_Supplied information_.
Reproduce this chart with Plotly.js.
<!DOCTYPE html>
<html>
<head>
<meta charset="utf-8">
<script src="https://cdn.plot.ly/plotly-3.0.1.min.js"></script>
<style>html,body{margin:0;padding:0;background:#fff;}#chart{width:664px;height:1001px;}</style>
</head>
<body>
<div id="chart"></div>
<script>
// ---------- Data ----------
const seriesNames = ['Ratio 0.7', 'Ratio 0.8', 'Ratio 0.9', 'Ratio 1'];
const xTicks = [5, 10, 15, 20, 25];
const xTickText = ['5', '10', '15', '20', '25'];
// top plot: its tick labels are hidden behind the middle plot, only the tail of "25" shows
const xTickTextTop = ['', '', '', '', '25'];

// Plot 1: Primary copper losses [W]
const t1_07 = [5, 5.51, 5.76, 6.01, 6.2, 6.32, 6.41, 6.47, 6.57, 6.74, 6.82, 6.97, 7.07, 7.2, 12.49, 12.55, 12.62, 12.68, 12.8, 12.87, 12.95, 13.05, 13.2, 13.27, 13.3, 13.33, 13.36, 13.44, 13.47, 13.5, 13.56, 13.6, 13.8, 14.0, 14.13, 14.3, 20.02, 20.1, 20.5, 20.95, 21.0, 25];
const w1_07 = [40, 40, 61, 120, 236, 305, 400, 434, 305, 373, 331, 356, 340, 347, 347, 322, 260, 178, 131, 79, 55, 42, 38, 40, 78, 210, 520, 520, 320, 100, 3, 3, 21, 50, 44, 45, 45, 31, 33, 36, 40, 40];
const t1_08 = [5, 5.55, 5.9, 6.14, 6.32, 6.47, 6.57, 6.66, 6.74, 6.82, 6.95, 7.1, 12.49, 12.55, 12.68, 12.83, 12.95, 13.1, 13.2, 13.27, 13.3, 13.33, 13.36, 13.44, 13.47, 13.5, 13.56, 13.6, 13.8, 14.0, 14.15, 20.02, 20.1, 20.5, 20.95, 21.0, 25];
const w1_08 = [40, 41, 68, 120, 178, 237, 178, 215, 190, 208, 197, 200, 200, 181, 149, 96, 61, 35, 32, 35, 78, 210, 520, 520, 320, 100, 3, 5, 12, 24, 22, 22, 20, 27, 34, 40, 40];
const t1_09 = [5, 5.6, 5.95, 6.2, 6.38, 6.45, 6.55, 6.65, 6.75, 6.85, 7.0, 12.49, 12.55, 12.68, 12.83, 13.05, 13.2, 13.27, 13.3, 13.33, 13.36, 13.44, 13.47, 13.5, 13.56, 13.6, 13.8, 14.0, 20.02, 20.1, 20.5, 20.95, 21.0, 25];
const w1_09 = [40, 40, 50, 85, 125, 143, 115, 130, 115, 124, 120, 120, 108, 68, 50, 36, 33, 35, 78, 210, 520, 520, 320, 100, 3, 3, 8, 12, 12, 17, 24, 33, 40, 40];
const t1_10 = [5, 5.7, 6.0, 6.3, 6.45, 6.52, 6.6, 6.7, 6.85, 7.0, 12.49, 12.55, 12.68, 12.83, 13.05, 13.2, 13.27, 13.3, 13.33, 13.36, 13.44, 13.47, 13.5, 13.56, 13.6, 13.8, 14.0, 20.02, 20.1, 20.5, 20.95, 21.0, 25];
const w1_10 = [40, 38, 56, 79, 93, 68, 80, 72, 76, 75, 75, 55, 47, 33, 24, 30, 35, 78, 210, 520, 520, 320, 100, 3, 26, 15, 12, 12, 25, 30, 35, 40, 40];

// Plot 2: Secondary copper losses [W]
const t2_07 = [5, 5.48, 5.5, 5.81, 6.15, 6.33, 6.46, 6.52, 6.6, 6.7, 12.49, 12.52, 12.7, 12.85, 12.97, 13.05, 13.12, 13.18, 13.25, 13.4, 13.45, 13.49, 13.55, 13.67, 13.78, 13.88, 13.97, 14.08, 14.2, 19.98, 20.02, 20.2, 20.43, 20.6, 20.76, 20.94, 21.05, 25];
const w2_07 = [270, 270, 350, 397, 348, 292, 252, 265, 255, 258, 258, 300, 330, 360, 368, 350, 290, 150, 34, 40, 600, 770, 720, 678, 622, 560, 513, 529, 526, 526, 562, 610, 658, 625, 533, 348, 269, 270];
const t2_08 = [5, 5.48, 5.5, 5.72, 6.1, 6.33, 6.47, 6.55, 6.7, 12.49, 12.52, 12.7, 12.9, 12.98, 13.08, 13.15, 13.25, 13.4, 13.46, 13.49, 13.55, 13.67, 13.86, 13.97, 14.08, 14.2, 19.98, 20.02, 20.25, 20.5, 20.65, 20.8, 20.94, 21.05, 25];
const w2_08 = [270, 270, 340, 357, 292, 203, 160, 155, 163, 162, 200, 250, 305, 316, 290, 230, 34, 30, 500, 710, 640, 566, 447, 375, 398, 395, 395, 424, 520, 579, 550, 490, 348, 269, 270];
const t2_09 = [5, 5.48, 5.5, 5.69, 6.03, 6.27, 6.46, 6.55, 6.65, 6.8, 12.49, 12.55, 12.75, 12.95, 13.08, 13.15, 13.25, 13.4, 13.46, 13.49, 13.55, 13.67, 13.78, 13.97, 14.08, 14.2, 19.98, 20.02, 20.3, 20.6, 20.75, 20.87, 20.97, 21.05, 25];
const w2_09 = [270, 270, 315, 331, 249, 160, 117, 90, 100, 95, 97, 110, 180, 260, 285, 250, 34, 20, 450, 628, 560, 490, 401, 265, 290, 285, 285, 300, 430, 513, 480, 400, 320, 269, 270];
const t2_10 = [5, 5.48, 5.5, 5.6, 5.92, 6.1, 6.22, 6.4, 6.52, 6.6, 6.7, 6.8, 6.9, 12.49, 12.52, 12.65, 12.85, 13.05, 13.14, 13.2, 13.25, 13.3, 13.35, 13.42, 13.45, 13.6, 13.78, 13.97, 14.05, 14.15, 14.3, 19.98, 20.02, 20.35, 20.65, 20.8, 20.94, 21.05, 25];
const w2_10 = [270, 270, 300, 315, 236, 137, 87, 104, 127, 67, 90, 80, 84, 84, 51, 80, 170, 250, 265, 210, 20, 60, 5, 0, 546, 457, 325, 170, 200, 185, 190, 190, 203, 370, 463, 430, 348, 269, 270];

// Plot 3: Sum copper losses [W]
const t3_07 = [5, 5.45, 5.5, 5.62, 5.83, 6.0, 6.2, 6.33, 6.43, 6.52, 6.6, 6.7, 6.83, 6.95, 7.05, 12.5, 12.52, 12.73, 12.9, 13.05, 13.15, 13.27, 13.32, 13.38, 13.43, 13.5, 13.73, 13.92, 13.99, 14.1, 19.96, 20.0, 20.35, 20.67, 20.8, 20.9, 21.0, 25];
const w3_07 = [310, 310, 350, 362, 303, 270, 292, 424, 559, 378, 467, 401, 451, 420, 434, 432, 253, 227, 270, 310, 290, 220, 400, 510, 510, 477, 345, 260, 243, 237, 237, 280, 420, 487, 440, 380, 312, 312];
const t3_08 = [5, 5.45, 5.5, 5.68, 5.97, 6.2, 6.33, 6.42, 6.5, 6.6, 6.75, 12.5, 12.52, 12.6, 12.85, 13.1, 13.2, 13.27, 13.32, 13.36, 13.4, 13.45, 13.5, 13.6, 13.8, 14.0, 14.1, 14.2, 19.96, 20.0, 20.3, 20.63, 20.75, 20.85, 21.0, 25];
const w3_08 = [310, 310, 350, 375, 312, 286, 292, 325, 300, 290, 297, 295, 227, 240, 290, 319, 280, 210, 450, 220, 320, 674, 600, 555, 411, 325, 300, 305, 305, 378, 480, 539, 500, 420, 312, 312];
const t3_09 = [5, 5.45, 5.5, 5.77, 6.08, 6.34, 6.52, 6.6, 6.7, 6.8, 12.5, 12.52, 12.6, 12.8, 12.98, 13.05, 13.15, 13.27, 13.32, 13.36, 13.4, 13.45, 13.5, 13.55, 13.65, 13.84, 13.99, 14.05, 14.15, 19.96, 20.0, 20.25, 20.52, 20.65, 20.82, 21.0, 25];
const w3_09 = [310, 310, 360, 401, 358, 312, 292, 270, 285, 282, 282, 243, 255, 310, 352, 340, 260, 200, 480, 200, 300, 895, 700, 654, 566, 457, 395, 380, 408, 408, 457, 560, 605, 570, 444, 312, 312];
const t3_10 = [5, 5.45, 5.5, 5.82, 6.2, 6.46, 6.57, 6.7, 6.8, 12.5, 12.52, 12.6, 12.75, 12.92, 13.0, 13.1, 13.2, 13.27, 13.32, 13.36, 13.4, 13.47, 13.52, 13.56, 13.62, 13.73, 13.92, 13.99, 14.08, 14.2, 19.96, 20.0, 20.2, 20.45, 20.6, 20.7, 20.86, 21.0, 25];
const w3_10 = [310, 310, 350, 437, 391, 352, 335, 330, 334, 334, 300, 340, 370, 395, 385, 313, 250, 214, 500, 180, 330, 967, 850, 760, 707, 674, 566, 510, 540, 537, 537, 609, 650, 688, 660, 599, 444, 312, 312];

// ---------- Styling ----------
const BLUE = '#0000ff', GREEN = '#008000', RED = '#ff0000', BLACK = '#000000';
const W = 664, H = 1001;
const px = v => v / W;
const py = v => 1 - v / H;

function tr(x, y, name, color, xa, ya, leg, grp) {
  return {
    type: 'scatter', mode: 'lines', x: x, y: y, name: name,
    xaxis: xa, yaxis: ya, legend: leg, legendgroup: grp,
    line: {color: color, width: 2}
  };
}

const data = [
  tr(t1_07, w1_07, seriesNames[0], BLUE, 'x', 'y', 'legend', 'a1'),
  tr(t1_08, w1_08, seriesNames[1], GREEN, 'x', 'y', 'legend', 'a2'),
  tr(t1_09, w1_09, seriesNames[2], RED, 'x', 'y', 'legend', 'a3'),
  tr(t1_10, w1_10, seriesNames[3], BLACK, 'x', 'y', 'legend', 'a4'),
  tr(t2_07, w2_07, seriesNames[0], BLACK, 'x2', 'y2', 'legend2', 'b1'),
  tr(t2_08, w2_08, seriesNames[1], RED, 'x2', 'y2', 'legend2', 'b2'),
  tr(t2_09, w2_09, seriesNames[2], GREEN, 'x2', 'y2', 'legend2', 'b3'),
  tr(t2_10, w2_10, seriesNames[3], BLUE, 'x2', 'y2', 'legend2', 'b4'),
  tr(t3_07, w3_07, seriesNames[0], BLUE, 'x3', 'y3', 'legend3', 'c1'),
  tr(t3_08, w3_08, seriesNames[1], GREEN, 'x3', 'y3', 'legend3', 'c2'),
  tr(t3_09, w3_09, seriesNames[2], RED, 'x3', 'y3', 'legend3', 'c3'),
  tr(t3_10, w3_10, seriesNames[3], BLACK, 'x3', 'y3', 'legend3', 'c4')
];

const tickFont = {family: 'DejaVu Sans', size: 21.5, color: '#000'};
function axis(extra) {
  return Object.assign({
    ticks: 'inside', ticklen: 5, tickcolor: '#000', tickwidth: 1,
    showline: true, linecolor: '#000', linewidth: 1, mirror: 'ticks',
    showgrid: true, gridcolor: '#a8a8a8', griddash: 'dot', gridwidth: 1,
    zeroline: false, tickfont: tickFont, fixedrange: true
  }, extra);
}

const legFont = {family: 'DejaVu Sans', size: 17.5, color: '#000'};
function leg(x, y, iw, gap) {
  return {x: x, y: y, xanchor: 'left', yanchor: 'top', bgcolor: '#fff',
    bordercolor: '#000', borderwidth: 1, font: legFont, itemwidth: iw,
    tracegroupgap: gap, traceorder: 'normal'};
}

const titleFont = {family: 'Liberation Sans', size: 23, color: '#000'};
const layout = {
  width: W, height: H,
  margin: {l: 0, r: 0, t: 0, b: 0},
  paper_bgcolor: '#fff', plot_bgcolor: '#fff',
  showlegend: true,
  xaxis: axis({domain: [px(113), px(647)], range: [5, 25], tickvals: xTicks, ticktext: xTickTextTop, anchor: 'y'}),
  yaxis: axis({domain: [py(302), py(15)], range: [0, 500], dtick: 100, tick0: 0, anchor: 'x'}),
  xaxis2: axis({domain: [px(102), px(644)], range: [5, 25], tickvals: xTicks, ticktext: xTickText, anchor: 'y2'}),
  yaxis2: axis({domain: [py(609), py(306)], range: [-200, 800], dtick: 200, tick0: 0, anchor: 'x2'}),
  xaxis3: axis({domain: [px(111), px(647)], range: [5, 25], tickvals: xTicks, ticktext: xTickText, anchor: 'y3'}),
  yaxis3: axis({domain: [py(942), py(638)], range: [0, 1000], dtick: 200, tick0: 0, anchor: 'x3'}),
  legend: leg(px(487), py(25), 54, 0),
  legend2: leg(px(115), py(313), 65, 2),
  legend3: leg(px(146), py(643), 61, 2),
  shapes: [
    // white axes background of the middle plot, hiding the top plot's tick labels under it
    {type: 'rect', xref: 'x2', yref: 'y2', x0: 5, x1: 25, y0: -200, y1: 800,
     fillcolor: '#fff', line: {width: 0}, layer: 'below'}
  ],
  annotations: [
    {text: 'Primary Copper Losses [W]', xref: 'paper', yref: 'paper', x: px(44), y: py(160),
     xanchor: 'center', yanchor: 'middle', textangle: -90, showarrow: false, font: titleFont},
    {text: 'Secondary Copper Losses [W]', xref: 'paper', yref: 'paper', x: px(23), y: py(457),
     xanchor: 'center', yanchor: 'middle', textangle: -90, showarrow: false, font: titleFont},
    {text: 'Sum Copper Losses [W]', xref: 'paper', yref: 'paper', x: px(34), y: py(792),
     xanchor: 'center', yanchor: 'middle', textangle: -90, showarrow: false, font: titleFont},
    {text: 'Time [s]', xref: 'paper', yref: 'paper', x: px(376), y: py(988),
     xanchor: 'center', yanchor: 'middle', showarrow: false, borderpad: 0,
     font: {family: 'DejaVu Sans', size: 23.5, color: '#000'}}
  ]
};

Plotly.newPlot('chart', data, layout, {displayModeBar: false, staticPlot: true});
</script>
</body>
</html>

_Objective_. Starting with the first line of the data above, copy each line exactly until you reach the line with "const xTickTextTop = ['', '', '', '', '25'];"; include that line as well.

_Written solution_.
Reproduce this chart with Plotly.js.
<!DOCTYPE html>
<html>
<head>
<meta charset="utf-8">
<script src="https://cdn.plot.ly/plotly-3.0.1.min.js"></script>
<style>html,body{margin:0;padding:0;background:#fff;}#chart{width:664px;height:1001px;}</style>
</head>
<body>
<div id="chart"></div>
<script>
// ---------- Data ----------
const seriesNames = ['Ratio 0.7', 'Ratio 0.8', 'Ratio 0.9', 'Ratio 1'];
const xTicks = [5, 10, 15, 20, 25];
const xTickText = ['5', '10', '15', '20', '25'];
// top plot: its tick labels are hidden behind the middle plot, only the tail of "25" shows
const xTickTextTop = ['', '', '', '', '25'];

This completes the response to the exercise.